__Set task__: Which lines contain the string "matplotlib"? Please list every one of them.
======== Given information ========
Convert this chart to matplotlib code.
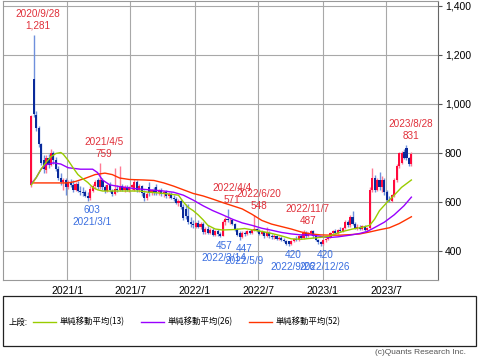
import matplotlib
matplotlib.use("Agg")
import matplotlib.pyplot as plt
import matplotlib.dates as mdates
from matplotlib.patches import Rectangle
from matplotlib.lines import Line2D
import numpy as np
import pandas as pd

# weekly candles, 2020/9/21 .. 2023/9/11
weeks = pd.date_range("2020-09-21", periods=156, freq="7D")

opens = [670, 1100, 955, 900, 835, 770, 730, 780, 750, 800, 770, 735, 700, 680, 690, 660, 680, 670, 650, 675,
         645, 640, 640, 625, 615, 645, 665, 690, 660, 690, 660, 645, 668, 645, 632, 655, 650, 665, 650, 660,
         648, 660, 650, 680, 650, 665, 635, 615, 660, 635, 648, 660, 640, 650, 632, 640, 625, 632, 618, 612,
         598, 605, 578, 570, 545, 520, 510, 500, 515, 500, 512, 478, 492, 475, 488, 465, 480, 470, 462, 520,
         530, 525, 528, 510, 488, 475, 458, 475, 468, 480, 475, 485, 490, 482, 470, 478, 460, 475, 462, 458,
         462, 450, 455, 445, 440, 440, 428, 440, 450, 445, 460, 452, 475, 462, 472, 480, 460, 445, 435, 428,
         445, 450, 458, 472, 480, 475, 488, 482, 495, 520, 505, 540, 512, 495, 500, 490, 502, 486, 495, 650,
         700, 650, 690, 660, 690, 640, 610, 605, 628, 690, 745, 760, 805, 820, 778, 755]
highs = [955, 1281, 970, 910, 840, 790, 790, 795, 815, 810, 785, 745, 720, 700, 700, 690, 695, 690, 680, 685,
         665, 660, 650, 640, 665, 672, 690, 700, 759, 700, 670, 675, 680, 655, 740, 670, 745, 675, 668, 670,
         665, 675, 695, 688, 672, 670, 650, 640, 680, 655, 660, 672, 655, 658, 645, 648, 640, 640, 630, 620,
         612, 612, 590, 590, 590, 540, 525, 520, 525, 520, 520, 500, 505, 495, 495, 485, 490, 478, 525, 540,
         571, 535, 532, 515, 495, 482, 480, 480, 485, 488, 490, 548, 495, 490, 485, 482, 500, 480, 470, 468,
         466, 460, 460, 452, 445, 442, 445, 455, 460, 465, 470, 487, 480, 478, 485, 485, 465, 450, 440, 450,
         455, 462, 478, 485, 490, 492, 498, 500, 525, 528, 548, 565, 520, 510, 505, 508, 508, 500, 660, 738,
         712, 700, 722, 705, 700, 650, 625, 632, 700, 755, 805, 808, 815, 831, 785, 805]
lows = [660, 945, 890, 825, 750, 720, 720, 740, 745, 755, 725, 690, 670, 650, 630, 655, 660, 640, 645, 640,
        630, 625, 620, 603, 610, 640, 655, 655, 655, 650, 635, 640, 640, 625, 628, 640, 645, 645, 640, 645,
        640, 650, 645, 640, 640, 625, 605, 610, 625, 630, 630, 628, 630, 625, 620, 618, 615, 612, 605, 590,
        585, 570, 525, 530, 510, 500, 495, 495, 495, 490, 470, 470, 468, 470, 460, 460, 462, 457, 460, 505,
        520, 512, 505, 480, 460, 447, 455, 462, 465, 470, 470, 480, 478, 465, 465, 455, 458, 455, 450, 448,
        445, 445, 440, 435, 425, 420, 425, 435, 440, 440, 448, 450, 455, 458, 465, 455, 440, 430, 420, 425,
        438, 445, 452, 465, 470, 470, 478, 478, 490, 500, 500, 505, 490, 485, 485, 485, 482, 478, 490, 640,
        640, 645, 650, 640, 630, 600, 600, 600, 620, 680, 740, 755, 775, 770, 745, 748]
closes = [950, 960, 900, 835, 760, 735, 780, 750, 800, 770, 735, 700, 680, 690, 660, 680, 670, 650, 675, 645,
          640, 635, 625, 615, 655, 665, 680, 660, 690, 660, 645, 668, 648, 632, 655, 650, 665, 650, 660, 648,
          660, 670, 680, 650, 665, 635, 615, 632, 635, 648, 638, 640, 650, 632, 640, 625, 632, 618, 612, 598,
          605, 578, 535, 545, 520, 510, 505, 515, 500, 512, 478, 492, 475, 488, 465, 480, 470, 462, 520, 530,
          525, 528, 510, 488, 465, 458, 475, 468, 480, 475, 485, 490, 482, 470, 478, 460, 475, 462, 458, 462,
          450, 455, 445, 440, 430, 428, 440, 450, 445, 460, 452, 475, 462, 472, 480, 460, 445, 435, 428, 445,
          450, 458, 472, 480, 475, 488, 482, 495, 520, 505, 540, 512, 495, 500, 490, 502, 486, 495, 650, 700,
          650, 690, 660, 690, 640, 610, 605, 628, 690, 745, 800, 800, 780, 778, 755, 795]

# moving averages (week index, value)
ma13_idx = [0, 2, 4, 6, 8, 10, 12, 13, 15, 17, 19, 21, 23, 25, 27, 29, 32, 36, 40, 44, 48, 52, 56, 60, 62, 64, 66,
            68, 70, 72, 75, 78, 83, 87, 91, 94, 98, 102, 106, 110, 114, 118, 121, 124, 127, 131, 135, 138, 140,
            142, 145, 148, 151, 155]
ma13_val = [670, 700, 735, 762, 785, 798, 802, 795, 770, 740, 712, 695, 680, 660, 650, 645, 645, 645, 645, 645,
            640, 637, 633, 628, 600, 578, 565, 548, 528, 505, 490, 486, 488, 492, 485, 480, 472, 462, 450, 448,
            452, 456, 460, 470, 480, 490, 497, 505, 530, 565, 598, 628, 660, 690]
ma26_idx = [0, 2, 4, 6, 9, 12, 15, 20, 25, 27, 29, 32, 36, 42, 48, 54, 58, 62, 66, 70, 74, 78, 82, 86, 90, 94, 98,
            102, 106, 110, 114, 118, 121, 125, 130, 134, 137, 140, 144, 148, 152, 155]
ma26_val = [675, 700, 735, 752, 760, 755, 740, 734, 734, 720, 690, 670, 663, 655, 650, 645, 640, 628, 608, 585,
            565, 548, 530, 515, 505, 493, 485, 476, 470, 466, 466, 460, 455, 458, 465, 472, 480, 496, 518, 548,
            585, 620]
ma52_idx = [0, 15, 18, 22, 26, 30, 33, 36, 40, 46, 50, 54, 58, 62, 66, 70, 74, 78, 82, 86, 90, 94, 98, 102, 106,
            110, 114, 118, 122, 126, 130, 134, 138, 142, 146, 150, 155]
ma52_val = [678, 678, 684, 697, 712, 718, 712, 698, 692, 690, 688, 678, 665, 650, 635, 625, 612, 598, 585, 572,
            550, 525, 510, 500, 490, 478, 470, 466, 465, 465, 467, 470, 478, 487, 495, 512, 540]

high_marks = ["2020-09-28", "2021-04-05", "2022-04-04", "2022-06-20", "2022-11-07", "2023-08-28"]
low_marks = ["2021-03-01", "2022-03-14", "2022-05-09", "2022-09-26", "2022-12-26"]

yticks = [400, 600, 800, 1000, 1200, 1400]
xticks = ["2021-01-01", "2021-07-01", "2022-01-01", "2022-07-01", "2023-01-01", "2023-07-01"]
xtick_labels = ["2021/1", "2021/7", "2022/1", "2022/7", "2023/1", "2023/7"]

UP, UP_W = "#ff0a3c", "#ff7a94"
DN, DN_W = "#0a2a9a", "#6f90dc"
GRID = "#a8a8a8"

fig = plt.figure(figsize=(4.8, 3.62), dpi=100)
ax = fig.add_axes([0.00625, 0.2265, 0.90625, 0.7707])

o = np.array(opens); h = np.array(highs); l = np.array(lows); c = np.array(closes)
up = c >= o
x = mdates.date2num(weeks)

ax.vlines(x[up], l[up], h[up], color=UP_W, lw=1.0, zorder=3)
ax.vlines(x[~up], l[~up], h[~up], color=DN_W, lw=1.0, zorder=3)
body_lo = np.minimum(o, c)
body_h = np.maximum(np.abs(c - o), 2)
ax.bar(x[up], body_h[up], bottom=body_lo[up], width=6, color=UP, zorder=4)
ax.bar(x[~up], body_h[~up], bottom=body_lo[~up], width=6, color=DN, zorder=4)

ax.plot(x[ma52_idx], ma52_val, color="#ff3300", lw=1.0, zorder=5)
ax.plot(x[ma26_idx], ma26_val, color="#9900ff", lw=1.0, zorder=5)
ax.plot(x[ma13_idx], ma13_val, color="#99cc00", lw=1.0, zorder=5)

lab_font = dict(family="Liberation Sans", fontsize=7.2)
for d in high_marks:
    i = weeks.get_loc(pd.Timestamp(d))
    t = pd.Timestamp(d)
    ax.annotate(f"{t.year}/{t.month}/{t.day}\n{highs[i]:,}", (x[i], highs[i]), xytext=(3, 3),
                textcoords="offset points", ha="center", va="bottom", color="#e0303a",
                linespacing=1.25, zorder=6, **lab_font)
for d in low_marks:
    i = weeks.get_loc(pd.Timestamp(d))
    t = pd.Timestamp(d)
    ax.annotate(f"{lows[i]:,}\n{t.year}/{t.month}/{t.day}", (x[i], lows[i]), xytext=(3, -3),
                textcoords="offset points", ha="center", va="top", color="#3a6ee0",
                linespacing=1.25, zorder=6, **lab_font)

ax.set_xlim(mdates.date2num(pd.Timestamp("2020-07-02")), mdates.date2num(pd.Timestamp("2023-11-26")))
ax.set_ylim(282, 1420)

ax.set_yticks(yticks)
ax.set_yticklabels([f"{v:,}" for v in yticks], family="Liberation Sans", fontsize=7.5)
ax.yaxis.tick_right()
ax.tick_params(axis="y", length=3, width=0.8, color="#555555", pad=2)
ax.set_xticks(mdates.date2num(pd.to_datetime(xticks)))
ax.set_xticklabels(xtick_labels, family="Liberation Sans", fontsize=7.5)
ax.tick_params(axis="x", length=0, pad=4)
ax.grid(True, color=GRID, lw=0.8)
ax.set_axisbelow(True)
for s in ax.spines.values():
    s.set_color("#999999")
    s.set_linewidth(0.8)
ax.spines["right"].set_color("#666666")

# legend box under the chart
fig.add_artist(Rectangle((0.00625, 0.0442), 0.985, 0.138, transform=fig.transFigure,
                         fill=False, edgecolor="#222222", lw=0.9))
ly = 0.1105
jp = ["Noto Sans CJK JP", "DejaVu Sans"]
fig.text(0.017, ly, "上段:", family=jp, fontsize=6, va="center")
for x0, col, txt in [(0.069, "#99cc00", "単純移動平均(13)"),
                     (0.294, "#9900ff", "単純移動平均(26)"),
                     (0.519, "#ff3300", "単純移動平均(52)")]:
    fig.add_artist(Line2D([x0, x0 + 0.047], [ly, ly], transform=fig.transFigure, color=col, lw=1.0))
    fig.text(x0 + 0.056, ly, txt, family=jp, fontsize=6, va="center")

fig.text(0.97, 0.016, "(c)Quants Research Inc.", family="Liberation Sans", fontsize=6,
         color="#555555", ha="right", va="bottom")

fig.savefig("out.png", dpi=100)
========
__Task output__:
Convert this chart to matplotlib code.
import matplotlib
matplotlib.use("Agg")
import matplotlib.pyplot as plt
import matplotlib.dates as mdates
from matplotlib.patches import Rectangle
from matplotlib.lines import Line2D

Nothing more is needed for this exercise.